It's back to school time, parents feel free to celebrate.  Now with that done you may have noticed your teenage limping and complaining about their knee after practice or gym.  If not great, if so listen up. For some teenagers, starting in the early teens they develop this sharp, painful and limiting knee pain without injury.  You take them in and the doctor blurts out “Osgood-Schlatters.”  And you then try to pronounce it, after a few attempts you manage to say it correctly but have no idea what it means.  So what is going on with your teenager?

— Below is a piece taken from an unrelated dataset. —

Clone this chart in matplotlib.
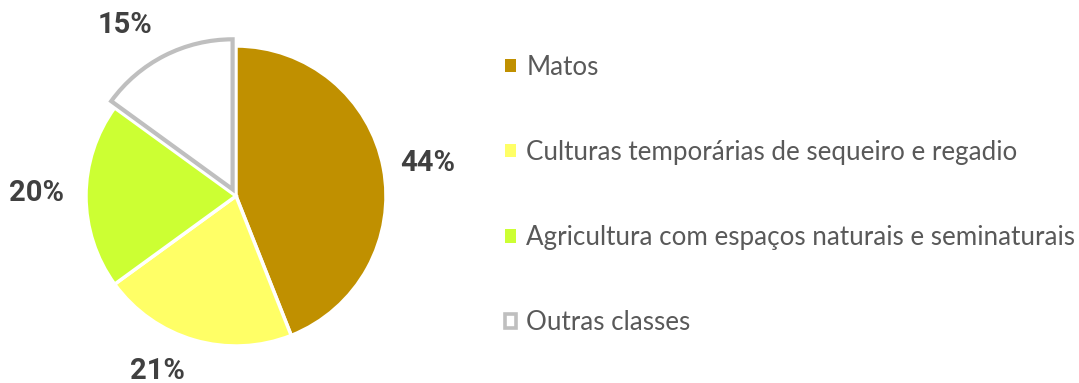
import matplotlib
matplotlib.use("Agg")
import matplotlib.pyplot as plt
from matplotlib.patches import Patch

categories = ["Matos",
              "Culturas temporárias de sequeiro e regadio",
              "Agricultura com espaços naturais e seminaturais",
              "Outras classes"]
shares = [44, 21, 20, 15]
colors = ["#C09000", "#FFFF66", "#CCFF33", "#FFFFFF"]
edge_colors = ["white", "white", "white", "#BFBFBF"]
explode = [0, 0, 0, 0.05]

plt.rcParams["font.family"] = ["Lato", "DejaVu Sans"]

W, H = 1079, 383
fig = plt.figure(figsize=(W / 100, H / 100), dpi=100)
ax = fig.add_axes([0, 0, 1, 1])

R = 150.0
cx, cy = 236.0, 196.0

wedges, texts, autotexts = ax.pie(
    shares, colors=colors, explode=explode, startangle=90, counterclock=False,
    autopct="%d%%", pctdistance=1.3, radius=1.0,
    wedgeprops=dict(linewidth=2.5),
    textprops=dict(fontsize=21, fontweight="bold", color="#404040",
                   family=["Roboto", "DejaVu Sans"]),
)
for w, ec in zip(wedges, edge_colors):
    w.set_edgecolor(ec)
wedges[3].set_linewidth(3)

# outside-end label placement (pixel offsets from the pie centre)
label_offsets = [(192, 33), (-79, -175), (-199, 3), (-111, 171)]
for t, (dx, dy) in zip(autotexts, label_offsets):
    t.set_position((dx / R, dy / R))
    t.set_va("center")
    t.set_ha("center")

ax.set_xlim(-cx / R, (W - cx) / R)
ax.set_ylim(-(H - cy) / R, cy / R)
ax.set_aspect("auto")
ax.axis("off")

handles = [Patch(facecolor=c, edgecolor=("none" if ec == "white" else ec),
                 linewidth=(0 if ec == "white" else 2.6))
           for c, ec in zip(colors, edge_colors)]

fs = 18.7
leg = fig.legend(
    handles, categories, loc="center left",
    bbox_to_anchor=(505 / W, 1 - 195 / H), frameon=False,
    fontsize=fs, labelcolor="#595959",
    handlelength=0.42, handleheight=0.42, handletextpad=0.40,
    labelspacing=2.32, borderpad=0, borderaxespad=0,
)

fig.savefig("out.png", dpi=100, facecolor="white")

Well, it’s no secret that children and teens are going through rapid growth, and when it comes to the body, muscles grow faster than bone.  Teenagers involved in sports and athletics can develop their muscle strength faster than what the bone can keep up with.  The primary muscle here is the Quadriceps, the large muscles on the front of the thigh responsible for straightening the knee, lifting the leg, lifting the body if the feet are planted, jumping, etc...  This muscle attaches first to the knee cap, and from there a ligament connects that to the front of the tibia or lower leg bone just below the knee.  It’s at this point that Osgood-Schlatters occurs; appearing as a swollen bump that is very sensitive to pressure and impact (this can bring you to the ground if struck with even mild force).  Pain can occur when climbing stairs, jumping, running, and squatting. Mild cases involve inflammation and swelling at the sight of attachment to the bone, usually lasting no more than a couple months.  More advanced cases this can become an avulsion fracture of the bone where the muscle strength itself over time has caused the bone to start to separate from itself as the point of attachment is a growth plate; this stage can last years and will only resolve until the fracture heals and the growth plate has completely calcified.   It’s important to identify and treat this condition early on before it progresses.

Treatment Options


So what can be done?  First and foremost, stretching. Increasing flexibility of the quads and also stretching of the hamstrings is very important because it will decrease stress applied to the area of pain. Light strength training for mild to moderate cases can help by improving knee stability and range of motion.   Rest and time is important because a teenager’s muscles can literally heal overnight they can pack on a lot of strength in a short amount of time, in severe cases taking the kid out of sports is advised to allow the body time to catch up and repair.  Strapping/taping can be used under the knee cap in order to reduce the stress being applied to the point of ligament attachment.  Icing in 5 minute intervals can help improve blood flow and promote healing of the region.  In the most extreme cases of full avulsion fracturing of the bone, surgery may be recommended.